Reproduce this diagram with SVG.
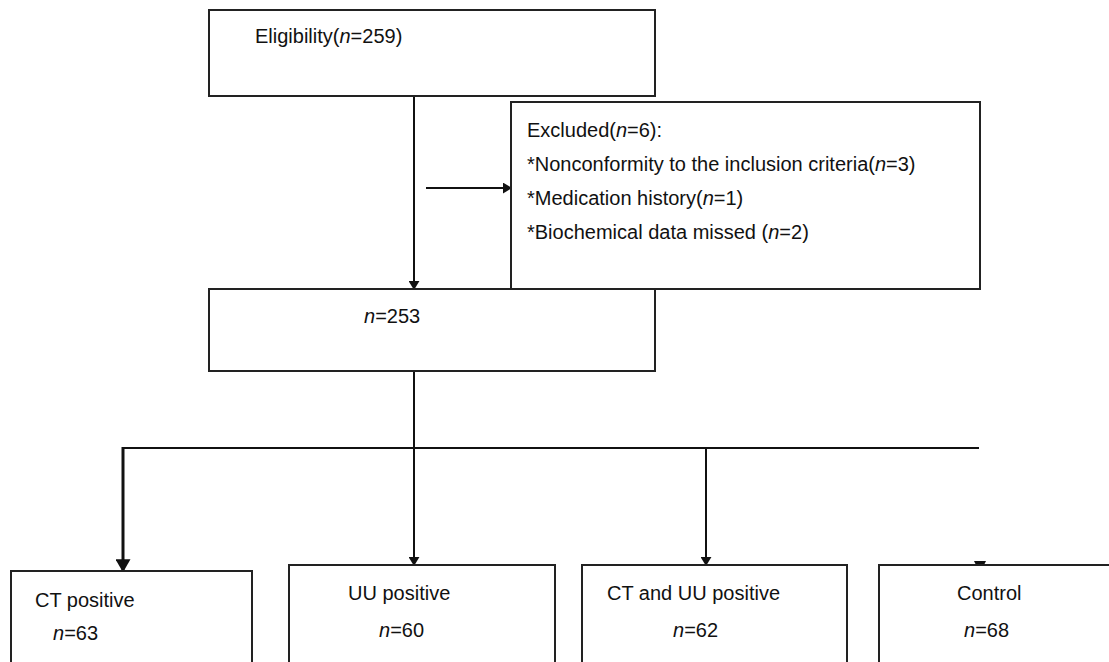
<svg xmlns="http://www.w3.org/2000/svg" width="1109" height="662" viewBox="0 0 1109 662">
<style>
.box{fill:#fff;stroke:#222;stroke-width:2}
.t{font-family:"Liberation Sans",Arial,sans-serif;font-size:20px;fill:#111}
.i{font-style:italic}
.ln{stroke:#111;stroke-width:2;fill:none}
.thick{stroke:#111;stroke-width:3;fill:none}
</style>
<defs>
<marker id="ah" viewBox="0 0 10 10" refX="9" refY="5" markerWidth="9" markerHeight="11" orient="auto" markerUnits="userSpaceOnUse" preserveAspectRatio="none">
<path d="M0,0 L10,5 L0,10 Z" fill="#111"/>
</marker>
<marker id="ah3" viewBox="0 0 10 10" refX="9" refY="5" markerWidth="13" markerHeight="15" orient="auto" markerUnits="userSpaceOnUse" preserveAspectRatio="none">
<path d="M0,0 L10,5 L0,10 Z" fill="#111"/>
</marker>
</defs>
<rect width="1109" height="662" fill="#fff"/>
<g id="connectors">
<line class="ln" x1="414" y1="90" x2="414" y2="289" marker-end="url(#ah)"/>
<line class="ln" x1="426" y1="188" x2="511" y2="188" marker-end="url(#ah)"/>
<line class="ln" x1="414" y1="369" x2="414" y2="565" marker-end="url(#ah)"/>
<line class="ln" x1="122" y1="448" x2="979" y2="448"/>
<line class="thick" x1="123" y1="447" x2="123" y2="571" marker-end="url(#ah3)"/>
<line class="ln" x1="706" y1="448" x2="706" y2="565" marker-end="url(#ah)"/>
<path d="M974,561 L986,561 L984,565 L976,565 Z" fill="#111"/>
</g>
<g id="eligibility">
<rect class="box" x="209" y="10" width="446" height="86"/>
<text class="t" x="255" y="43">Eligibility(<tspan class="i">n</tspan>=259)</text>
</g>
<g id="excluded">
<rect class="box" x="511" y="102" width="469" height="187"/>
<text class="t" x="527" y="137">Excluded(<tspan class="i">n</tspan>=6):</text>
<text class="t" x="527" y="171">*Nonconformity to the inclusion criteria(<tspan class="i">n</tspan>=3)</text>
<text class="t" x="527" y="205">*Medication history(<tspan class="i">n</tspan>=1)</text>
<text class="t" x="527" y="239">*Biochemical data missed (<tspan class="i">n</tspan>=2)</text>
</g>
<g id="included">
<rect class="box" x="209" y="289" width="446" height="82"/>
<text class="t" x="364" y="323"><tspan class="i">n</tspan>=253</text>
</g>
<g id="ct">
<rect class="box" x="11" y="571" width="241" height="100"/>
<text class="t" x="35" y="607">CT positive</text>
<text class="t" x="53" y="640"><tspan class="i">n</tspan>=63</text>
</g>
<g id="uu">
<rect class="box" x="289" y="565" width="266" height="106"/>
<text class="t" x="348" y="600">UU positive</text>
<text class="t" x="379" y="637"><tspan class="i">n</tspan>=60</text>
</g>
<g id="ctuu">
<rect class="box" x="582" y="565" width="265" height="106"/>
<text class="t" x="607" y="600">CT and UU positive</text>
<text class="t" x="673" y="637"><tspan class="i">n</tspan>=62</text>
</g>
<g id="control">
<rect class="box" x="879" y="565" width="240" height="106"/>
<text class="t" x="957" y="600">Control</text>
<text class="t" x="964" y="637"><tspan class="i">n</tspan>=68</text>
</g>
</svg>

● WRITTEN INSTRUCTION
Working from the lines above, reproduce the material exactly and exclude its pictures.

● FINAL RESULT
Reproduce this diagram with SVG.
<svg xmlns="http://www.w3.org/2000/svg" width="1109" height="662" viewBox="0 0 1109 662">
<style>
.box{fill:#fff;stroke:#222;stroke-width:2}
.t{font-family:"Liberation Sans",Arial,sans-serif;font-size:20px;fill:#111}
.i{font-style:italic}
.ln{stroke:#111;stroke-width:2;fill:none}
.thick{stroke:#111;stroke-width:3;fill:none}
</style>
<defs>
<marker id="ah" viewBox="0 0 10 10" refX="9" refY="5" markerWidth="9" markerHeight="11" orient="auto" markerUnits="userSpaceOnUse" preserveAspectRatio="none">
<path d="M0,0 L10,5 L0,10 Z" fill="#111"/>
</marker>
<marker id="ah3" viewBox="0 0 10 10" refX="9" refY="5" markerWidth="13" markerHeight="15" orient="auto" markerUnits="userSpaceOnUse" preserveAspectRatio="none">
<path d="M0,0 L10,5 L0,10 Z" fill="#111"/>
</marker>
</defs>
<rect width="1109" height="662" fill="#fff"/>
<g id="connectors">
<line class="ln" x1="414" y1="90" x2="414" y2="289" marker-end="url(#ah)"/>
<line class="ln" x1="426" y1="188" x2="511" y2="188" marker-end="url(#ah)"/>
<line class="ln" x1="414" y1="369" x2="414" y2="565" marker-end="url(#ah)"/>
<line class="ln" x1="122" y1="448" x2="979" y2="448"/>
<line class="thick" x1="123" y1="447" x2="123" y2="571" marker-end="url(#ah3)"/>
<line class="ln" x1="706" y1="448" x2="706" y2="565" marker-end="url(#ah)"/>
<path d="M974,561 L986,561 L984,565 L976,565 Z" fill="#111"/>
</g>
<g id="eligibility">
<rect class="box" x="209" y="10" width="446" height="86"/>
<text class="t" x="255" y="43">Eligibility(<tspan class="i">n</tspan>=259)</text>
</g>
<g id="excluded">
<rect class="box" x="511" y="102" width="469" height="187"/>
<text class="t" x="527" y="137">Excluded(<tspan class="i">n</tspan>=6):</text>
<text class="t" x="527" y="171">*Nonconformity to the inclusion criteria(<tspan class="i">n</tspan>=3)</text>
<text class="t" x="527" y="205">*Medication history(<tspan class="i">n</tspan>=1)</text>
<text class="t" x="527" y="239">*Biochemical data missed (<tspan class="i">n</tspan>=2)</text>
</g>
<g id="included">
<rect class="box" x="209" y="289" width="446" height="82"/>
<text class="t" x="364" y="323"><tspan class="i">n</tspan>=253</text>
</g>
<g id="ct">
<rect class="box" x="11" y="571" width="241" height="100"/>
<text class="t" x="35" y="607">CT positive</text>
<text class="t" x="53" y="640"><tspan class="i">n</tspan>=63</text>
</g>
<g id="uu">
<rect class="box" x="289" y="565" width="266" height="106"/>
<text class="t" x="348" y="600">UU positive</text>
<text class="t" x="379" y="637"><tspan class="i">n</tspan>=60</text>
</g>
<g id="ctuu">
<rect class="box" x="582" y="565" width="265" height="106"/>
<text class="t" x="607" y="600">CT and UU positive</text>
<text class="t" x="673" y="637"><tspan class="i">n</tspan>=62</text>
</g>
<g id="control">
<rect class="box" x="879" y="565" width="240" height="106"/>
<text class="t" x="957" y="600">Control</text>
<text class="t" x="964" y="637"><tspan class="i">n</tspan>=68</text>
</g>
</svg>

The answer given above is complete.